Exercise brief: Return each line containing the string "page".

Raw records:
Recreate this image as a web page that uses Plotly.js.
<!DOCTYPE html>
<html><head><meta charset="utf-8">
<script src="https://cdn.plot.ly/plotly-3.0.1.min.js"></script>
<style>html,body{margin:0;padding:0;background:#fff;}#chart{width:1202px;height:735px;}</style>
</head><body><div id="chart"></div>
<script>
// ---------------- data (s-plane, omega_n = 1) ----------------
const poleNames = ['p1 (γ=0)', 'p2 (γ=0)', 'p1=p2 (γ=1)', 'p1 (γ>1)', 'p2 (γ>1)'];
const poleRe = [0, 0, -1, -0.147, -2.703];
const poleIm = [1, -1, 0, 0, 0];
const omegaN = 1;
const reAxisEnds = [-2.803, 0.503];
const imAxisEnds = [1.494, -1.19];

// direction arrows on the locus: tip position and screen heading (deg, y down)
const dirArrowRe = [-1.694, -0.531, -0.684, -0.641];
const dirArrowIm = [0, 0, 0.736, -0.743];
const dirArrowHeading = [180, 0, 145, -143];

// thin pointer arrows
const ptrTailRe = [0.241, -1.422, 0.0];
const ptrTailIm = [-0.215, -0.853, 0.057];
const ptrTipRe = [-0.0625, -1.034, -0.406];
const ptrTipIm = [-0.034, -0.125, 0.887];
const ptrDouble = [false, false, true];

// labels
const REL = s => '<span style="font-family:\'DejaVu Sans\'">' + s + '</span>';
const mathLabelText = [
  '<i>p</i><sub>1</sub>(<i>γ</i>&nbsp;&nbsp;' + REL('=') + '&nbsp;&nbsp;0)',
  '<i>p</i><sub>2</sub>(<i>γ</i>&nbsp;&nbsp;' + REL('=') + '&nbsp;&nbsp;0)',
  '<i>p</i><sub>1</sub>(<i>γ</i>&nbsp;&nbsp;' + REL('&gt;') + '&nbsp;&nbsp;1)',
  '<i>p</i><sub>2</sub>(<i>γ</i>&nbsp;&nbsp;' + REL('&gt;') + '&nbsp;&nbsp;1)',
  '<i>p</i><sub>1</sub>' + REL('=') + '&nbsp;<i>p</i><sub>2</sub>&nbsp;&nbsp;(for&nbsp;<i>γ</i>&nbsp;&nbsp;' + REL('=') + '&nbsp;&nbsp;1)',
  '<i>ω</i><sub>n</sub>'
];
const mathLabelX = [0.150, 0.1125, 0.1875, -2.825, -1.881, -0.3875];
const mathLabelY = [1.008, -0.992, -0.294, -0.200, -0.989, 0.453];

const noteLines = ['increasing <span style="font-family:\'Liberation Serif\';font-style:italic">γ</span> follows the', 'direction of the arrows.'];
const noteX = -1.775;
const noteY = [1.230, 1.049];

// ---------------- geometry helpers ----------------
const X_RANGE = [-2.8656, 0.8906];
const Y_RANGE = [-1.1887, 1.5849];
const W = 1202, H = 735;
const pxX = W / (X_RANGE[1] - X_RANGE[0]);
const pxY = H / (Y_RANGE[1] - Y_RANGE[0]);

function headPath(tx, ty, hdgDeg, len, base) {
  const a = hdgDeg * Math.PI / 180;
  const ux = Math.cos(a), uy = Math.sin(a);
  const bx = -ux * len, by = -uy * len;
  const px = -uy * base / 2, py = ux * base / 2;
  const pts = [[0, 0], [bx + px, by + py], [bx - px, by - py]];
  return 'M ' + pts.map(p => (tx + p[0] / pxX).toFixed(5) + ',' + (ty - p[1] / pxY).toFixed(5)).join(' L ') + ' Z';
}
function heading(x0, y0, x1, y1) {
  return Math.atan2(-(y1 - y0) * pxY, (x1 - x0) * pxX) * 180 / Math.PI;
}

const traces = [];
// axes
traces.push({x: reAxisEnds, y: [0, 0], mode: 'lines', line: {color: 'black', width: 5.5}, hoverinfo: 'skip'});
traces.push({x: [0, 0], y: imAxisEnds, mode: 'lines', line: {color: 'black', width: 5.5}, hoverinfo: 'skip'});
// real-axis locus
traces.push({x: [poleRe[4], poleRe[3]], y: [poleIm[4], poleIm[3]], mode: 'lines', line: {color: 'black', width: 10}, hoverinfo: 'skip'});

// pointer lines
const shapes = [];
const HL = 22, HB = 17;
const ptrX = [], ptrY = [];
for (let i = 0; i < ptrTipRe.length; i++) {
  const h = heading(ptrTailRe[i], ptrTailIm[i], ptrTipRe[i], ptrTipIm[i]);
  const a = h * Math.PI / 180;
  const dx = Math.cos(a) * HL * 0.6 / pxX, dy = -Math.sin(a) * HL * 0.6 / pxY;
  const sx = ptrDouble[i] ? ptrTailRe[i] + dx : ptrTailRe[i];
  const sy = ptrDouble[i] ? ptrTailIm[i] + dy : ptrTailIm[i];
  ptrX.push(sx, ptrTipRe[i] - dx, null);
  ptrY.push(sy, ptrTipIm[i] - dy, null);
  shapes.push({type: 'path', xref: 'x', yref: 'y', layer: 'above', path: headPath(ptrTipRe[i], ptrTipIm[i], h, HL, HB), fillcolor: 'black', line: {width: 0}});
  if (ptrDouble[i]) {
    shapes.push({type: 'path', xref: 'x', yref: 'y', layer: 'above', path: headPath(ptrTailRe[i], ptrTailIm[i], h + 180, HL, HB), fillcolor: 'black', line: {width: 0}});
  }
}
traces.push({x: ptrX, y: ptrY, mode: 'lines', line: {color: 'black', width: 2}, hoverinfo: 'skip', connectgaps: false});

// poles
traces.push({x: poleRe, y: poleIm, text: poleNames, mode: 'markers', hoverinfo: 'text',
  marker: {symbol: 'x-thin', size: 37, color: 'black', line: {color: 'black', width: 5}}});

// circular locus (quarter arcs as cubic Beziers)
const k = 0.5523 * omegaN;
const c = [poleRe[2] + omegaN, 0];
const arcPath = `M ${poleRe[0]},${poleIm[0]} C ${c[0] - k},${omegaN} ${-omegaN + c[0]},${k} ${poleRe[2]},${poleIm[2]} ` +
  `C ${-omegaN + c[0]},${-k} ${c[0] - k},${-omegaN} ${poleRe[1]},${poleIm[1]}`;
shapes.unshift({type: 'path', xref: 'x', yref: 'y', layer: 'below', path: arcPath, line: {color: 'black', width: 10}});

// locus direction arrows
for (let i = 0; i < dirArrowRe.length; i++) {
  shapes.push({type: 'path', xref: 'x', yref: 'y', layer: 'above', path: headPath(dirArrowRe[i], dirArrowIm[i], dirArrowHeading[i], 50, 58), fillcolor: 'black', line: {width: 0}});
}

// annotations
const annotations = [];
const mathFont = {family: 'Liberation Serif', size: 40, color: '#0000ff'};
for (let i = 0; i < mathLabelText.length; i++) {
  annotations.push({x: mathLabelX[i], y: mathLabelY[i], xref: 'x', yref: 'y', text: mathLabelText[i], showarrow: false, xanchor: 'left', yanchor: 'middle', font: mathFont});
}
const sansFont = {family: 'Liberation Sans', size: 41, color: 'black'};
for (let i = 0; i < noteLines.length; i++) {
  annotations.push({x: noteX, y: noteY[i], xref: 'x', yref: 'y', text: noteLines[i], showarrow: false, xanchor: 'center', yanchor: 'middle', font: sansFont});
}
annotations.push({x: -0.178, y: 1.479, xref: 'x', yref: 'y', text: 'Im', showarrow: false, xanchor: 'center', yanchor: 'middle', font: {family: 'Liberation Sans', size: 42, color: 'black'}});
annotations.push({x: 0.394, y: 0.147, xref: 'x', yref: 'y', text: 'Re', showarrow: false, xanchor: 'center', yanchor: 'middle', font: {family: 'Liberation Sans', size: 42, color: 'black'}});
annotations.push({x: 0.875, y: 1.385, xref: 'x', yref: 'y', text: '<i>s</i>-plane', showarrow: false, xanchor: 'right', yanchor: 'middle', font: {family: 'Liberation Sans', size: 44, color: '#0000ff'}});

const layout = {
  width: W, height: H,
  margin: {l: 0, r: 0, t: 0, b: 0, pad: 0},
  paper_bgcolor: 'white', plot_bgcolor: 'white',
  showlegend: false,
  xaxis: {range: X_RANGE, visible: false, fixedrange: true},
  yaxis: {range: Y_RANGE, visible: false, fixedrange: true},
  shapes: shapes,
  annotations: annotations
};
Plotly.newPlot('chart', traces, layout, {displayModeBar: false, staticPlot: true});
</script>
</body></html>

==

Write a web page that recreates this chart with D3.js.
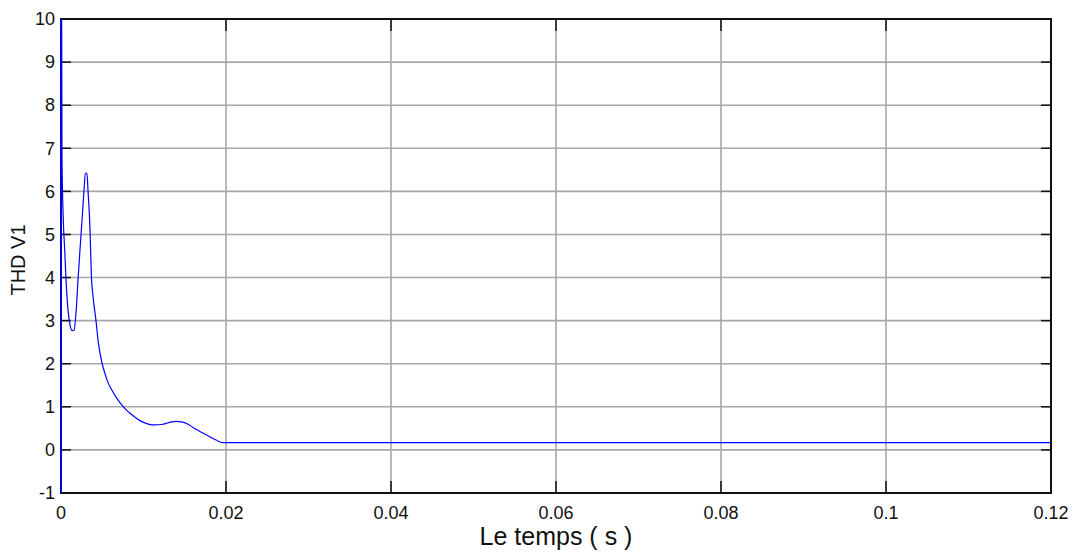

Complete answer:
Recreate this image as a web page that uses Plotly.js.
Write a web page that recreates this chart with D3.js.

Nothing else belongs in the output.